[poppler] pdftotext and pdftohtml and extracting text

Sat Aug 26 01:50:22 UTC 2017

Hi,

On Fri, Aug 25, 2017 at 5:58 PM, Adrian Johnson <ajohnson at redneon.com> wrote:
> On 26/08/17 02:47, Alex wrote:
>> Hi,
>> I'm attempting to use pdftohtml and pdftotext on fedora25
>> (poppler-utils-0.45.0-5.fc25.x86_64) and I'm unable to get it to
>> extract the text from a particular PDF I need.
>>
>> I'm trying to use the poppler-utils to work with a spamassassin plugin
>> to extract text from PDFs that may be malicious. Here is one such
>> example:
>>
>> https://www.dropbox.com/s/b97pcvl1wm1oocq/pdf-phish.pdf?dl=0
>>
>> It appears to extract the header information (author, date, etc) but
>> no text from within the PDF.
>
> That's because there is no text in the PDF.
>
> Here's the content stream
...
> The only text is a single space character. The rest is an image. There
> is also a link annotation. Maybe we could add an option to pdfinfo to
> list the annotations in the file and for link annotations show the URL.

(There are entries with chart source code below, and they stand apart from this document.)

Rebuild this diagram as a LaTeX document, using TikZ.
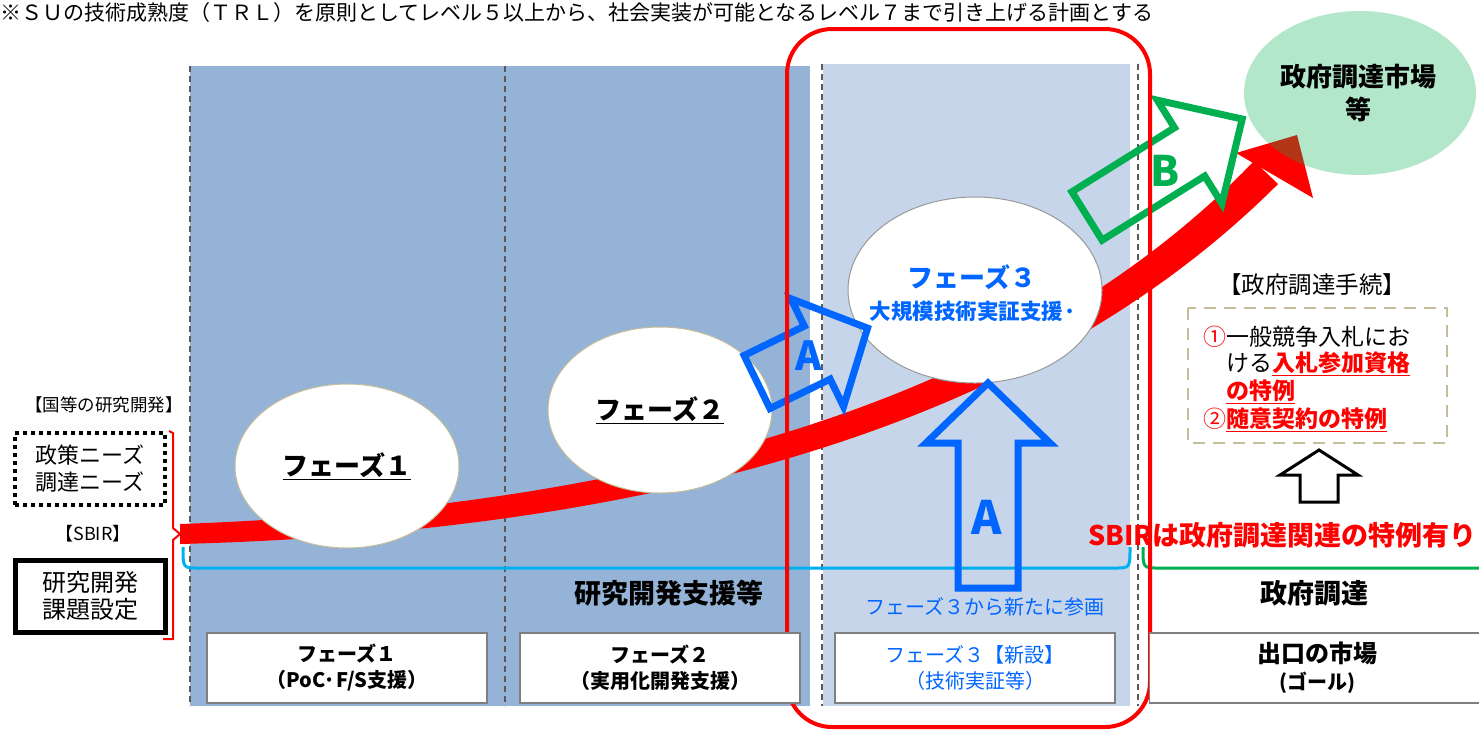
\documentclass[tikz,border=0pt]{standalone}
\usepackage{fontspec}
\setmainfont{Noto Sans CJK JP}
\usetikzlibrary{shapes.geometric}
\definecolor{panelA}{HTML}{95B3D7}
\definecolor{panelB}{HTML}{C6D5EA}
\definecolor{jblue}{HTML}{0066FF}
\definecolor{jred}{HTML}{FF0000}
\definecolor{jgreen}{HTML}{00B050}
\definecolor{jcyan}{HTML}{00B0F0}
\definecolor{jgray}{HTML}{595959}
\definecolor{boxgray}{HTML}{7F7F7F}
\definecolor{jtan}{HTML}{C4BD97}
\newcommand{\fsz}[2]{\fontsize{#1}{#2}\selectfont}
% block arrow: style, tail coordinate, angle, shaft length, half shaft width, head length, half head width
\newcommand{\blkarrow}[7]{\draw[#1, shift={(#2)}, rotate=#3] (0,-#5) -- (#4,-#5) -- (#4,-#7) -- ({#4+#6},0) -- (#4,#7) -- (#4,#5) -- (0,#5) -- cycle;}
\begin{document}
\begin{tikzpicture}[x=1pt,y=-1pt,
  phase/.style={ellipse, fill=white, draw=jtan, line width=1pt, inner sep=0pt},
  botbox/.style={draw=boxgray, line width=1.5pt, fill=white, minimum width=280pt, minimum height=70pt, align=center, inner sep=0pt},
  vline/.style={jgray, line width=1.5pt, dash pattern=on 6pt off 4pt},
  blueblk/.style={draw=jblue, line width=7pt, line join=miter},
  greenblk/.style={draw=jgreen, line width=7pt, line join=miter},
  lbl/.style={inner sep=0pt}
]
\clip (0,0) rectangle (1479,729);
\fill[white] (0,0) rectangle (1479,729);

% note at top
\node[lbl, anchor=west, font={\fsz{21}{24}}] (note) at (0,13) {※ＳＵの技術成熟度（ＴＲＬ）を原則としてレベル５以上から、社会実装が可能となるレベル７まで引き上げる計画とする};

% panels
\fill[panelA] (190,66) rectangle (810,706);
\fill[panelB] (823,64) rectangle (1130,706);
\draw[vline] (190,66) -- (190,706);
\draw[vline] (505,66) -- (505,706);
\draw[vline] (822,64) -- (822,706);
\draw[vline] (1138,64) -- (1138,706);

% braces
\draw[jcyan, line width=3pt] (183,547) .. controls (183,568) .. (198,568) -- (1115,568) .. controls (1130,568) .. (1130,547);
\draw[jgreen, line width=3pt] (1143,547) .. controls (1143,568) .. (1158,568) -- (1485,568);

% main red band
\fill[jred] (180,524) .. controls (600,509) and (1005,420) .. (1254,161)
  -- (1278,184) .. controls (1015,447) and (600,533) .. (180,544) -- cycle;
\coordinate (tipL) at (1236,153);
\coordinate (tip) at (1297,135);
\coordinate (tipR) at (1313,198);
\fill[jred] (tipL) -- (tip) -- (tipR) -- cycle;

% phase ellipses
\node[phase, minimum width=224pt, minimum height=164pt] (p1) at (347,466) {};
\node[lbl, font={\fsz{26}{30}\bfseries}] (p1t) at (p1.center) {\underline{フェーズ１}};
\node[phase, minimum width=224pt, minimum height=166pt] (p2) at (660,410) {};
\node[lbl, font={\fsz{26}{30}\bfseries}] (p2t) at (p2.center) {\underline{フェーズ２}};
\node[phase, draw=boxgray!80, minimum width=254pt, minimum height=186pt] (p3) at (975,290) {};
\node[lbl, text=jblue, font={\bfseries}] (p3a) at (972,277) {\fsz{26}{30}フェーズ３};
\node[lbl, text=jblue, font={\bfseries}] (p3b) at (973,311) {\fsz{21.5}{24}大規模技術実証支援·};

% block arrows
\coordinate (aTail) at (757,382);
\blkarrow{blueblk}{aTail}{26}{67}{29.5}{56}{60}
\node[lbl, text=jblue, font={\fsz{40}{40}\bfseries}] (aLbl) at (809,356) {A};
\coordinate (vTail) at (988,588);
\blkarrow{blueblk}{vTail}{90}{145}{30}{60}{62}
\node[lbl, text=jblue, font={\fsz{46}{46}\bfseries}] (vLbl) at (987,517) {A};
\coordinate (bTail) at (1087,216);
\blkarrow{greenblk}{bTail}{32}{121}{28.5}{62}{61}
\node[lbl, text=jgreen, font={\fsz{42}{42}\bfseries}] (bLbl) at (1165,171) {B};

% red frame
\draw[jred, line width=4pt, rounded corners=45pt] (787,29) rectangle (1150,727);

% market ellipse
\node[ellipse, fill=jgreen, fill opacity=0.3, minimum width=232pt, minimum height=164pt, inner sep=0pt] (market) at (1360,93) {};
\node[lbl, align=center, font={\fsz{26}{33}\bfseries}] (marketT) at (1358,93) {政府調達市場\\等};

% left side
\node[lbl, font={\fsz{17.5}{18}}] (kuni) at (104,405) {【国等の研究開発】};
\node[draw=black, line width=4pt, dash pattern=on 4pt off 4pt, minimum width=150pt, minimum height=72pt, align=center, inner sep=0pt, font={\fsz{22}{27}}] (needs) at (90,469) {政策ニーズ\\調達ニーズ};
\node[lbl, font={\fsz{18}{18}}] (sbirL) at (93,534) {【SBIR】};
\node[draw=black, line width=5pt, minimum width=150pt, minimum height=72pt, align=center, inner sep=0pt, font={\fsz{24}{27}}] (kadai) at (90,596) {研究開発\\課題設定};
\draw[jred, line width=2pt] (needs.north east) ++(2,0) coordinate (brT) -- (173,433) -- (173,528) -- (180,534) -- (173,540) -- (173,639) -- (163,639);

% labels in panels
\node[lbl, font={\fsz{27}{30}\bfseries}] (rd) at (669,593) {研究開発支援等};
\node[lbl, font={\fsz{27}{30}\bfseries}] (gp) at (1314,593) {政府調達};
\node[lbl, text=jblue, font={\fsz{20}{24}}] (join) at (985,607) {フェーズ３から新たに参画};

% bottom boxes
\node[botbox, font={\fsz{20}{26}\bfseries}] (b1) at (347,668) {フェーズ１\\（PoC·F/S支援）};
\node[botbox, font={\fsz{20}{26}\bfseries}] (b2) at (660,668) {フェーズ２\\（実用化開発支援）};
\node[botbox, text=jblue, font={\fsz{20}{26}}] (b3) at (975,668) {フェーズ３【新設】\\（技術実証等）};
\node[botbox, minimum width=335pt, font={\fsz{24}{27}\bfseries}] (b4) at (1317,668) {出口の市場\\\fsz{20}{26}(ゴール)};

% procedure
\node[lbl, font={\fsz{23.5}{26}}] (proc) at (1312,285) {【政府調達手続】};
\draw[jtan, line width=2.5pt, dash pattern=on 12pt off 8pt] (1188,308) rectangle (1447,443);
\node[lbl, anchor=west, font={\fsz{23}{26}}] (pl1) at (1203,337) {{\color{jred}①}一般競争入札にお};
\node[lbl, anchor=west, font={\fsz{23}{26}}] (pl2) at (1203,364) {\phantom{①}ける{\color{jred}\bfseries\underline{入札参加資格}}};
\node[lbl, anchor=west, font={\fsz{23}{26}}] (pl3) at (1203,392) {\phantom{①}{\color{jred}\bfseries\underline{の特例}}};
\node[lbl, anchor=west, font={\fsz{23}{26}}] (pl4) at (1203,420) {{\color{jred}②\bfseries\underline{随意契約の特例}}};
\coordinate (upTail) at (1319,502);
\blkarrow{draw=black, line width=3pt, fill=white, line join=miter}{upTail}{90}{27}{19}{25}{39}
\node[lbl, anchor=east, text=jred, font={\fsz{27}{30}\bfseries}] (sbirR) at (1477,535) {SBIRは政府調達関連の特例有り};
\end{tikzpicture}
\end{document}
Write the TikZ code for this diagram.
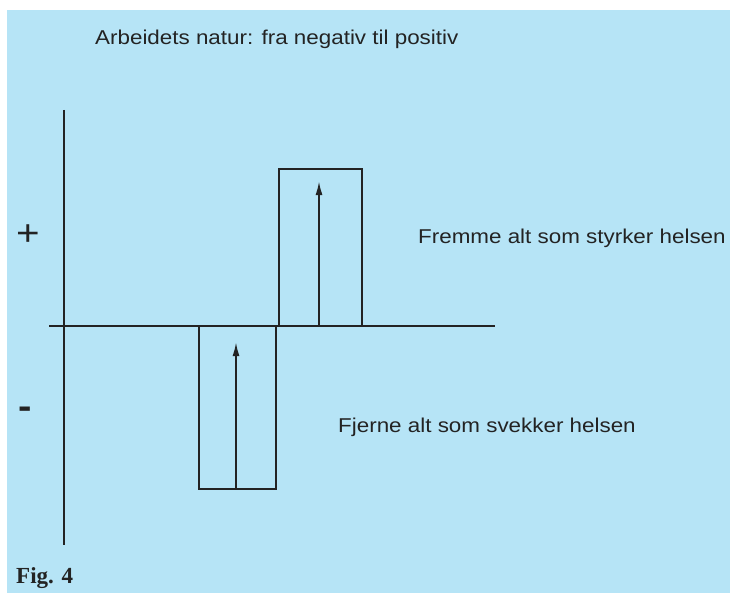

Yes, I thought that might have been the problem, but the URL is what I
was specifically talking about.

That signature alone might be very helpful for identifying these
malicious PDFs. Does the presence of a single space character with an
image sound like a unique pattern, and if so, how can I encapsulate
that into something I can trigger on? In other words, even something
like an exit code or other indication that it's the only real content
would be helpful.

Thanks,
Alex